New York -- Verizon's Glenn Wellbrock said he expects to add "Integrated Access Backhaul" technology to the operator's network-deployment toolkit next year, which would allow Verizon to deploy 5G more easily and cheaply into locations where it can't get fiber.
"It's a really powerful tool," Glenn Wellbrock, director of architecture, design and planning for Verizon's optical transport network, explained during a keynote presentation here Thursday at Light Reading's 5G Transport & the Edge event.
Wellbrock said IAB will be part of the 3GPP's "Release 16" set of 5G specifications, which the standards group expects to finalize early next year. However, Wellbrock said it will likely take equipment vendors some time to implement the technology in actual, physical products. That means 2020 would be the earliest that Verizon could begin deploying the technology, he added.
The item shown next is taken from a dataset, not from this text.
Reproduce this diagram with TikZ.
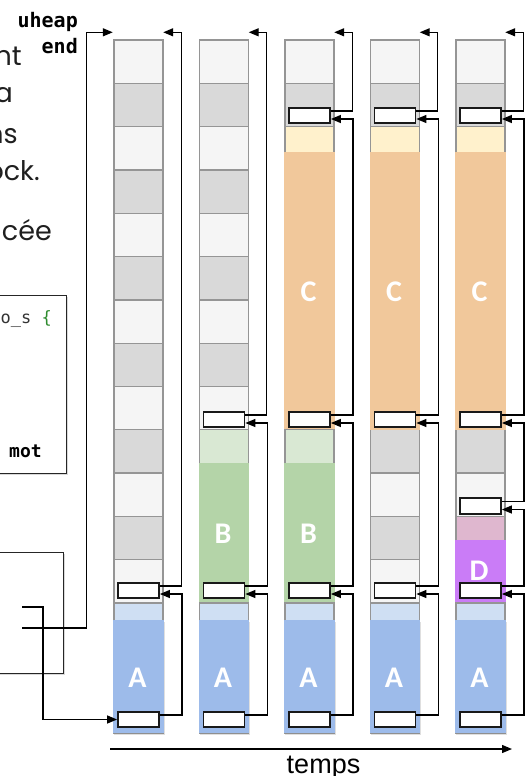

Verizon's embrace of IAB technology is important because the operator so far is overwhelmingly using fiber connections to backhaul traffic from its 5G transmission sites. That's a costly and potentially limiting requirement considering it means Verizon can only install 5G antennas into locations where it can obtain connections to fiber and electricity.
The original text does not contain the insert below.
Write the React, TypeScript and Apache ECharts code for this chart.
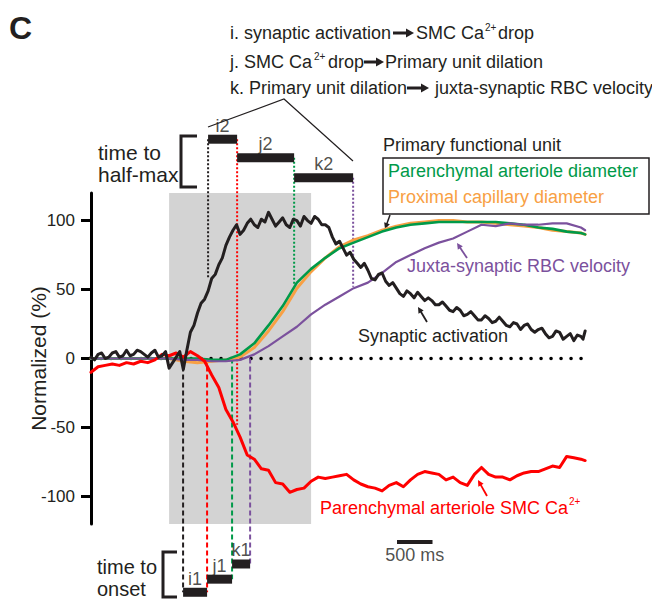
import React, { useEffect, useRef } from "react";
import * as echarts from "echarts";

const FONT = '"Liberation Sans", Arial, Helvetica, sans-serif';
const INK = "#231f20";
const RED = "#ff0000";
const GREEN = "#009a49";
const ORANGE = "#f8a044";
const PURPLE = "#7b519d";
const GRAY = "#d3d3d3";

// axes (time in ms, 0 = stimulus onset)
const X_MIN = -1100;
const X_MAX = 5900;
const Y_MIN = -120;
const Y_MAX = 120;
const yTicks = [-100, -50, 0, 50, 100];
const stimulusWindow = [0, 2000];

// synaptic activation (noisy, 50 ms sampling)
const synapticTimes = [
  -1100, -1050, -1000, -950, -900, -850, -800, -750, -700, -650, -600, -550,
  -500, -450, -400, -350, -300, -250, -200, -150, -100, -50,
  0, 50, 100, 150, 200, 250, 300, 350, 400, 450, 500, 550, 600, 650, 700, 750, 800, 850, 900, 950,
  1000, 1050, 1100, 1150, 1200, 1250, 1300, 1350, 1400, 1450, 1500, 1550, 1600, 1650, 1700, 1750, 1800, 1850, 1900, 1950,
  2000, 2050, 2100, 2150, 2200, 2250, 2300, 2350, 2400, 2450, 2500, 2550, 2600, 2650, 2700, 2750, 2800, 2850, 2900, 2950,
  3000, 3050, 3100, 3150, 3200, 3250, 3300, 3350, 3400, 3450, 3500, 3550, 3600, 3650, 3700, 3750, 3800, 3850, 3900, 3950,
  4000, 4050, 4100, 4150, 4200, 4250, 4300, 4350, 4400, 4450, 4500, 4550, 4600, 4650, 4700, 4750, 4800, 4850, 4900, 4950,
  5000, 5050, 5100, 5150, 5200, 5250, 5300, 5350, 5400, 5450, 5500, 5550, 5600, 5650, 5700, 5750, 5800, 5830, 5860,
];
const synapticActivation = [
  1, -1, 3, 4, 0, 1, 4, 5, 1, 2, 6, 2,
  3, 6, 5, 3, 1, 4, 6, 1, 2, 5,
  -7, -3, 1, 5, -8, 6, 19, 24, 33, 40, 43, 49, 58, 61, 68, 73, 82, 88, 93, 97,
  90, 93, 98, 101, 97, 95, 101, 99, 106, 101, 96, 99, 102, 97, 95, 101, 100, 96, 103, 100,
  98, 103, 101, 97, 97, 95, 88, 83, 85, 80, 75, 77, 72, 69, 66, 69, 64, 58, 57, 61,
  62, 56, 53, 55, 51, 47, 45, 49, 47, 44, 48, 45, 42, 44, 42, 39, 39, 41, 38, 35,
  34, 37, 35, 31, 32, 34, 31, 28, 28, 31, 29, 26, 27, 30, 27, 24, 23, 26, 25, 21,
  24, 25, 21, 19, 21, 22, 18, 15, 16, 20, 19, 14, 16, 18, 13, 17, 16, 14, 20,
];

// SMC Ca2+ (100 ms sampling)
const smcTimes = [
  -1100, -1000, -900, -800, -700, -600, -500, -400, -300, -200, -100,
  0, 100, 200, 300, 400, 500, 600, 700, 800, 900,
  1000, 1100, 1200, 1300, 1400, 1500, 1600, 1700, 1800, 1900,
  2000, 2100, 2200, 2300, 2400, 2500, 2600, 2700, 2800, 2900,
  3000, 3100, 3200, 3300, 3400, 3500, 3600, 3700, 3800, 3900,
  4000, 4100, 4200, 4300, 4400, 4500, 4600, 4700, 4800, 4900,
  5000, 5100, 5200, 5300, 5400, 5500, 5600, 5700, 5800, 5860,
];
const smcCalcium = [
  -10, -6, -5, -4, -5, -3, -4, -2, -3, -1, 3,
  2, 4, 1, 5, 2, -2, -12, -21, -37, -46,
  -57, -70, -73, -80, -81, -90, -91, -97, -95, -94,
  -89, -86, -87, -86, -85, -84, -88, -91, -93, -94,
  -96, -92, -90, -93, -88, -84, -82, -83, -84, -88,
  -86, -90, -92, -84, -79, -84, -86, -86, -88, -85,
  -83, -82, -82, -80, -78, -79, -71, -72, -73, -74,
];

// smooth traces
const smoothTimes = [
  -1100, -800, -400, 0, 200, 400, 600, 800, 1000, 1200, 1400, 1600, 1800,
  2000, 2200, 2400, 2600, 2800, 3000, 3200, 3400, 3600, 3800, 4000, 4200,
  4400, 4600, 4800, 5000, 5200, 5400, 5600, 5800, 5860,
];
const arterioleDiameter = [
  0, 0, 0, 0, 0, 0, -1, -1, 3, 11, 24, 38, 55,
  65, 73, 80, 84, 88, 92, 95, 97, 98, 99, 99, 99,
  99, 99, 98, 97, 95, 94, 92, 91, 90,
];
const capillaryDiameter = [
  0, 0, 0, 0, -2, -3, -2, -1, 1, 8, 20, 34, 51,
  63, 73, 81, 86, 89, 93, 96, 98, 99, 100, 100, 99,
  99, 98, 97, 96, 95, 93, 92, 91, 90,
];
const rbcVelocity = [
  0, 0, 0, 0, -1, -1, -2, -2, -1, 3, 9, 16, 23,
  32, 39, 45, 51, 55, 62, 70, 75, 80, 84, 87, 92,
  97, 96, 98, 97, 97, 98, 98, 95, 93,
];

// latencies: synaptic, SMC Ca, primary unit dilation, RBC velocity
const latencyColors = [INK, RED, GREEN, PURPLE];
const onsetTimes = [197, 535, 887, 1141];
const halfMaxTimes = [549, 958, 1761, 2592];
const halfMaxLevels = [59, -48, 54, 52];
const halfMaxRowOf = [0, 0, 1, 2];
const onsetRowOf = [0, 0, 1, 2];
const halfMaxRows = [159, 145.5, 131];
const onsetRows = [-169.5, -160, -149];
const halfMaxNames = ["i2", "j2", "k2"];
const onsetNames = ["i1", "j1", "k1"];
const scaleBarTimes = [3210, 3710];
const scaleBarLevel = -133;
const scaleBarText = "500 ms";

const pairs = (ts: number[], vs: number[]) => ts.map((t, i) => [t, vs[i]]);

const trace = (name: string, data: number[][], color: string, width: number, z: number) => ({
  type: "line",
  name,
  data,
  symbol: "none",
  showSymbol: false,
  silent: true,
  z,
  lineStyle: { color, width, join: "round", cap: "round" },
});

const segment = (data: number[][], color: string, width: number, type: any, z: number, cap = "butt") => ({
  type: "line",
  data,
  symbol: "none",
  showSymbol: false,
  silent: true,
  clip: false,
  z,
  lineStyle: { color, width, type, cap },
});

function txt(x: number, y: number, text: string, size = 18, color = INK, align = "left", weight = "normal") {
  return {
    type: "text",
    x,
    y,
    silent: true,
    style: {
      text,
      fill: color,
      fontSize: size,
      fontFamily: FONT,
      fontWeight: weight,
      align,
      verticalAlign: "middle",
      textAlign: align,
      textVerticalAlign: "middle",
    },
  };
}

function arrow(x1: number, y1: number, x2: number, y2: number, color: string, width: number, headLen: number, headW: number) {
  const dx = x2 - x1;
  const dy = y2 - y1;
  const len = Math.hypot(dx, dy);
  const ux = dx / len;
  const uy = dy / len;
  const px = -uy;
  const py = ux;
  const bx = x2 - ux * headLen;
  const by = y2 - uy * headLen;
  return [
    {
      type: "line",
      silent: true,
      shape: { x1, y1, x2: bx + ux, y2: by + uy },
      style: { stroke: color, lineWidth: width },
    },
    {
      type: "polygon",
      silent: true,
      shape: {
        points: [
          [x2, y2],
          [bx + (px * headW) / 2, by + (py * headW) / 2],
          [bx - (px * headW) / 2, by - (py * headW) / 2],
        ],
      },
      style: { fill: color },
    },
  ];
}

function buildOption() {
  const series: any[] = [];

  // stimulus window (gray)
  series.push({
    type: "line",
    data: [[0, 0]],
    symbol: "none",
    silent: true,
    z: 0,
    lineStyle: { opacity: 0 },
    markArea: {
      silent: true,
      itemStyle: { color: GRAY },
      data: [[{ xAxis: stimulusWindow[0] }, { xAxis: stimulusWindow[1] }]],
    },
  });

  // zero line
  series.push(segment([[X_MIN, 0], [smcTimes[smcTimes.length - 1], 0]], "#000", 3.5, [0.1, 9.9], 1, "round"));

  // latency verticals
  halfMaxTimes.forEach((t, i) => {
    series.push(
      segment([[t, halfMaxRows[halfMaxRowOf[i]]], [t, halfMaxLevels[i]]], latencyColors[i], 2, [2, 2], 2)
    );
  });
  onsetTimes.forEach((t, i) => {
    series.push(segment([[t, 0], [t, onsetRows[onsetRowOf[i]]]], latencyColors[i], 2, [5, 3], 2));
  });

  // traces
  series.push(trace("Proximal capillary diameter", pairs(smoothTimes, capillaryDiameter), ORANGE, 3, 3));
  series.push(trace("Parenchymal arteriole diameter", pairs(smoothTimes, arterioleDiameter), GREEN, 2.6, 4));
  series.push(trace("Juxta-synaptic RBC velocity", pairs(smoothTimes, rbcVelocity), PURPLE, 2.2, 5));
  series.push(trace("Parenchymal arteriole SMC Ca2+", pairs(smcTimes, smcCalcium), RED, 3, 6));
  series.push(trace("Synaptic activation", pairs(synapticTimes, synapticActivation), INK, 3, 7));

  // latency bars
  halfMaxNames.forEach((_, r) => {
    series.push(segment([[halfMaxTimes[r], halfMaxRows[r]], [halfMaxTimes[r + 1], halfMaxRows[r]]], INK, 9, "solid", 8));
  });
  onsetNames.forEach((_, r) => {
    series.push(segment([[onsetTimes[r], onsetRows[r]], [onsetTimes[r + 1], onsetRows[r]]], INK, 9, "solid", 8));
  });

  // bar labels
  const labelPoints = [
    ...halfMaxNames.map((n, r) => ({ name: n, value: [(halfMaxTimes[r] + halfMaxTimes[r + 1]) / 2, halfMaxRows[r]] })),
    ...onsetNames.map((n, r) => ({ name: n, value: [(onsetTimes[r] + onsetTimes[r + 1]) / 2, onsetRows[r]] })),
  ];
  series.push({
    type: "scatter",
    data: labelPoints,
    symbolSize: 1,
    clip: false,
    silent: true,
    z: 9,
    itemStyle: { color: "transparent" },
    label: {
      show: true,
      formatter: "{b}",
      position: "inside",
      offset: [0, -13.5],
      fontSize: 18,
      fontFamily: FONT,
      color: INK,
    },
  });

  // scale bar
  series.push(segment([[scaleBarTimes[0], scaleBarLevel], [scaleBarTimes[1], scaleBarLevel]], INK, 4, "solid", 8));
  series.push({
    type: "scatter",
    data: [{ name: scaleBarText, value: [(scaleBarTimes[0] + scaleBarTimes[1]) / 2, scaleBarLevel] }],
    symbolSize: 1,
    clip: false,
    silent: true,
    z: 9,
    itemStyle: { color: "transparent" },
    label: {
      show: true,
      formatter: "{b}",
      position: "inside",
      offset: [0, 13],
      fontSize: 18,
      fontFamily: FONT,
      color: INK,
    },
  });

  const graphic: any[] = [
    txt(9, 28, "C", 32, INK, "left", "bold"),

    // top explanation lines
    txt(230, 33, "i. synaptic activation"),
    ...arrow(393, 33, 414, 33, INK, 3, 8, 9),
    txt(416, 33, "SMC Ca"),
    txt(485, 27, "2+", 10),
    txt(498, 33, "drop"),

    txt(230, 62, "j. SMC Ca"),
    txt(314, 56, "2+", 10),
    txt(328, 62, "drop"),
    ...arrow(364, 62, 384, 62, INK, 3, 8, 9),
    txt(385, 62, "Primary unit dilation"),

    txt(230, 88, "k. Primary unit dilation"),
    ...arrow(407, 88, 429, 88, INK, 3, 8, 9),
    txt(435, 88, "juxta-synaptic RBC velocity"),

    {
      type: "polyline",
      silent: true,
      shape: { points: [[208, 127], [284, 99], [353, 161]] },
      style: { stroke: INK, lineWidth: 1.2, fill: null },
    },

    // time to half-max
    txt(98, 152, "time to", 21),
    txt(98, 174, "half-max", 21),
    {
      type: "polyline",
      silent: true,
      shape: { points: [[197, 136], [181, 136], [181, 187], [197, 187]] },
      style: { stroke: INK, lineWidth: 3, fill: null },
    },

    // time to onset
    txt(97, 567, "time to", 20),
    txt(97, 589, "onset", 20),
    {
      type: "polyline",
      silent: true,
      shape: { points: [[177, 552], [163, 552], [163, 597], [177, 597]] },
      style: { stroke: INK, lineWidth: 3, fill: null },
    },

    // primary functional unit legend
    txt(383, 145, "Primary functional unit"),
    {
      type: "rect",
      silent: true,
      shape: { x: 383, y: 158, width: 266, height: 56 },
      style: { stroke: INK, lineWidth: 1.5, fill: null },
    },
    txt(388, 171, "Parenchymal arteriole diameter", 18, GREEN),
    txt(388, 197, "Proximal capillary diameter", 18, ORANGE),
    ...arrow(390, 215, 385, 229, INK, 1.5, 6, 6),

    // curve labels
    txt(407, 266, "Juxta-synaptic RBC velocity", 18, PURPLE),
    ...arrow(467, 258, 457, 243, PURPLE, 1.8, 6, 6),
    txt(358, 336, "Synaptic activation", 18, INK),
    ...arrow(427, 322, 418, 307, INK, 1.8, 6, 6),
    txt(320, 508, "Parenchymal arteriole SMC Ca", 18, RED),
    txt(569, 501, "2+", 10, RED),
    ...arrow(487, 496, 478, 480, RED, 1.8, 6, 6),
  ];

  return {
    animation: false,
    backgroundColor: "#ffffff",
    grid: { left: 91, top: 193, width: 497, height: 331, containLabel: false },
    xAxis: { type: "value", min: X_MIN, max: X_MAX, show: false },
    yAxis: {
      type: "value",
      min: Y_MIN,
      max: Y_MAX,
      name: "Normalized (%)",
      nameLocation: "middle",
      nameRotate: 90,
      nameGap: 42,
      nameMoveOverlap: false,
      nameTextStyle: { fontSize: 21, color: INK, fontFamily: FONT },
      axisLine: { show: true, onZero: false, lineStyle: { color: "#000", width: 3 } },
      axisTick: { show: true, length: 10, customValues: yTicks, lineStyle: { color: "#000", width: 3 } },
      axisLabel: { customValues: yTicks, fontSize: 17, color: INK, fontFamily: FONT, margin: 16 },
      splitLine: { show: false },
    },
    series,
    graphic,
  };
}

export default function App() {
  const ref = useRef<HTMLDivElement>(null);
  useEffect(() => {
    document.body.style.margin = "0";
    const chart = echarts.init(ref.current as HTMLDivElement, null, { renderer: "svg", width: 652, height: 599 });
    chart.setOption(buildOption() as any);
    return () => chart.dispose();
  }, []);
  return <div ref={ref} style={{ width: 652, height: 599, position: "absolute", left: 0, top: 0 }} />;
}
With IAB, Verizon could potentially install 5G transmitters in locations that only have electricity and not fiber because the antennas could backhaul their traffic via a wireless link to a nearby receiver. That receiver would likely need to be connected to a fiber network.
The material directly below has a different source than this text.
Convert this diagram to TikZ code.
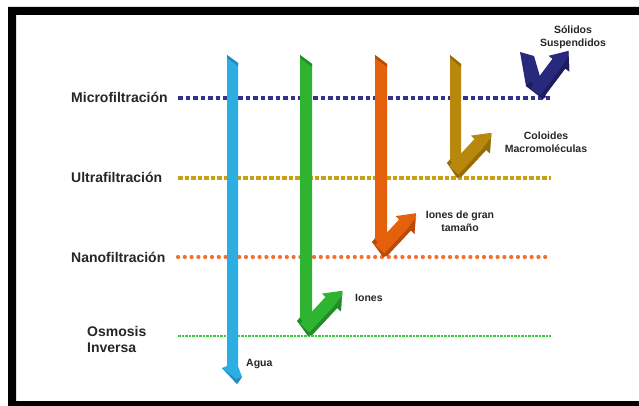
\documentclass[tikz,border=0pt]{standalone}
\usepackage{fontspec}
\setmainfont{Liberation Sans}
\begin{document}
\begin{tikzpicture}[x=1pt,y=-1pt,
  biglabel/.style={font=\bfseries\fontsize{14}{16}\selectfont, inner sep=0pt, anchor=base west, text=black!85},
  smalllabel/.style={font=\bfseries\fontsize{10.5}{13}\selectfont, inner sep=0pt, anchor=base, align=center, text=black!85},
  microline/.style={draw=cNavyL, line width=4.5pt, dash pattern=on 4.5pt off 3pt},
  ultraline/.style={draw=cGoldL, line width=4pt, dash pattern=on 4.5pt off 2pt},
  nanoline/.style={draw=cOrangeL, line width=4.2pt, line cap=round, dash pattern=on 0pt off 6.8pt},
  osmoline/.style={draw=cGreenL, line width=2.8pt, dash pattern=on 2.5pt off 1pt},
]
\definecolor{cNavyL}{RGB}{52,50,140}
\definecolor{cGoldL}{RGB}{200,160,20}
\definecolor{cOrangeL}{RGB}{240,112,50}
\definecolor{cGreenL}{RGB}{60,200,60}
\definecolor{cBlue}{RGB}{44,174,226}
\definecolor{cBlueD}{RGB}{30,140,190}
\definecolor{cGreen}{RGB}{46,180,48}
\definecolor{cGreenD}{RGB}{34,140,40}
\definecolor{cOrange}{RGB}{228,96,10}
\definecolor{cOrangeD}{RGB}{186,74,8}
\definecolor{cGold}{RGB}{184,136,12}
\definecolor{cGoldD}{RGB}{150,108,8}
\definecolor{cNavy}{RGB}{40,40,125}
\definecolor{cNavyD}{RGB}{28,28,95}

\useasboundingbox (0,0) rectangle (639,406);
\fill[white] (0,0) rectangle (639,406);
% frame
\fill[black, even odd rule] (8,7) rectangle (650,415) (16,15) rectangle (650,401);

% filter lines
\coordinate (m1) at (178,98);  \coordinate (m2) at (551,98);
\coordinate (u1) at (178,178); \coordinate (u2) at (551,178);
\coordinate (n1) at (178,257); \coordinate (n2) at (551,257);
\coordinate (o1) at (178,336); \coordinate (o2) at (551,336);
\draw[microline] (m1) -- (m2);
\draw[ultraline] (u1) -- (u2);
\draw[nanoline] (n1) -- (n2);
\draw[osmoline] (o1) -- (o2);

% left labels
\node[biglabel] (lm) at (71,103) {Microfiltración};
\node[biglabel] (lu) at (71,182.5) {Ultrafiltración};
\node[biglabel] (ln) at (71,262) {Nanofiltración};
\node[biglabel] (lo1) at (87,336.5) {Osmosis};
\node[biglabel] (lo2) at (87,352.5) {Inversa};

% diagonal reject arrow: #1 tip coordinate, #2 angle, #3 shaft length, #4 color, #5 dark color
\newcommand\rejarrow[5]{%
  \begin{scope}[shift={#1}, rotate=#2]
    \fill[#4] (0,0) -- (#3,0) -- (#3,5) -- ({#3+16},-8) -- (#3,-21) -- (#3,-16) -- (0,-16) -- cycle;
    \fill[#5] (0,0) -- (#3,0) -- (#3,5) -- ({#3+16},-8) -- ({#3+13},-5) -- ({#3-2},-3.5) -- (0,-3.5) -- cycle;
  \end{scope}}

% blue (Agua)
\fill[cBlue] (227,55) -- (238,63) -- (238,366) -- (242,377) -- (237,384) -- (222,368) -- (227,366) -- cycle;
\fill[cBlueD] (227,55) -- (238,63) -- (238,66) -- (227,58) -- cycle;
\fill[cBlueD] (222,368) -- (237,384) -- (242,377) -- (236,379) -- cycle;

% green (Iones)
\fill[cGreen] (300,55) -- (312,64) -- (312,335) -- (297,321) -- (300,317) -- cycle;
\fill[cGreenD] (300,55) -- (312,64) -- (312,67) -- (300,58) -- cycle;
\fill[cGreenD] (297,321) -- (308,336) -- (312,335) -- (300,318) -- cycle;
\rejarrow{(312,335)}{47}{37}{cGreen}{cGreenD}

% orange (Iones de gran tamaño)
\fill[cOrange] (375,55) -- (387,64) -- (387,256) -- (372,242) -- (375,238) -- cycle;
\fill[cOrangeD] (375,55) -- (387,64) -- (387,67) -- (375,58) -- cycle;
\fill[cOrangeD] (372,242) -- (383,257) -- (387,256) -- (375,239) -- cycle;
\rejarrow{(387,256)}{47}{35}{cOrange}{cOrangeD}

% gold (Coloides)
\fill[cGold] (450,55) -- (461,64) -- (461,177) -- (447,163) -- (450,159) -- cycle;
\fill[cGoldD] (450,55) -- (461,64) -- (461,67) -- (450,58) -- cycle;
\fill[cGoldD] (447,163) -- (457,178) -- (461,177) -- (450,160) -- cycle;
\rejarrow{(461,177)}{47}{37}{cGold}{cGoldD}

% navy (Sólidos suspendidos)
\fill[cNavy] (520,52) -- (534,56) -- (546,97) -- (543,99) -- (526,86) -- cycle;
\fill[cNavyD] (526,86) -- (543,99) -- (538,86) -- (530,82) -- cycle;
\rejarrow{(543,98)}{53}{37}{cNavy}{cNavyD}

% right labels (base = last line)
\node[smalllabel] (ls) at (573,46.5) {Sólidos\\Suspendidos};
\node[smalllabel] (lc) at (546,152.5) {Coloides\\Macromoléculas};
\node[smalllabel] (li) at (460,231) {Iones de gran\\tamaño};
\node[smalllabel, anchor=base west] (lio) at (355,301.5) {Iones};
\node[smalllabel, anchor=base west] (la) at (246,366.5) {Agua};
\end{tikzpicture}
\end{document}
Wellbrock said IAB would allow Verizon to install 5G antennas into locations where routing a fiber cable could be difficult or expensive, such as across a set of train tracks.
However, Wellbrock said that IAB will be but one tool in Verizon's network-deployment toolbox, and that Verizon will continue to use fiber for the bulk of its backhaul needs. Indeed, he pointed out that Verizon is now deploying roughly 1,400 miles of new fiber lines per month in dozens of cities around the country.
He said Verizon could ultimately use IAB in up to 10-20% of its 5G sites, once the technology is widely available. He said that would represent an increase from Verizon's current use of wireless backhaul technologies running in the E-band; he said less than 10% of the operator's sites currently use wireless backhaul. He said IAB is better than current wireless backhaul technologies like those that use the E-band because it won't require a separate antenna for the backhaul link. As indicated by the "integrated" portion of the "integrated access backhaul" moniker, IAB supports wireless connections both for regular 5G users and for backhaul links using the same antenna.
That Verizon is looking for new backhaul options is not a surprise. The company is in the early stages of building what could ultimately be a massive new 5G wireless network. Further, the operator's 5G network could look much different from its existing 4G network, not only because it will provide faster speeds but also because it will require far more transmission sites. That's because Verizon is deploying 5G in millimeter-wave spectrum in major metro areas in the US, and transmissions in those millimeter-wave spectrum bands can't travel more than a few thousand feet at the most. As a result, Verizon will need to build thousands, and perhaps even millions, of new 5G transmission sites (each with backhaul and electricity options) in order to fully cover large swaths of the US population.
Verizon isn't alone in looking at IAB. AT&T too has hinted it might deploy the technology.
Fiber, IAB and E-band are just a few of the many backhaul options available to wireless network operators. Other options include everything from satellites to drones. Indeed, the cable industry has been pushing the idea that cable operators could offer backhaul connections for 5G through their existing DOCSIS networks, though a number of speakers here at the 5G Transport & the Edge event said DOCSIS could be used for backhaul but not for fronthaul, due to the low-latency requirements in fronthaul. Fronthaul involves connecting distributed antennas to a centralized processing function.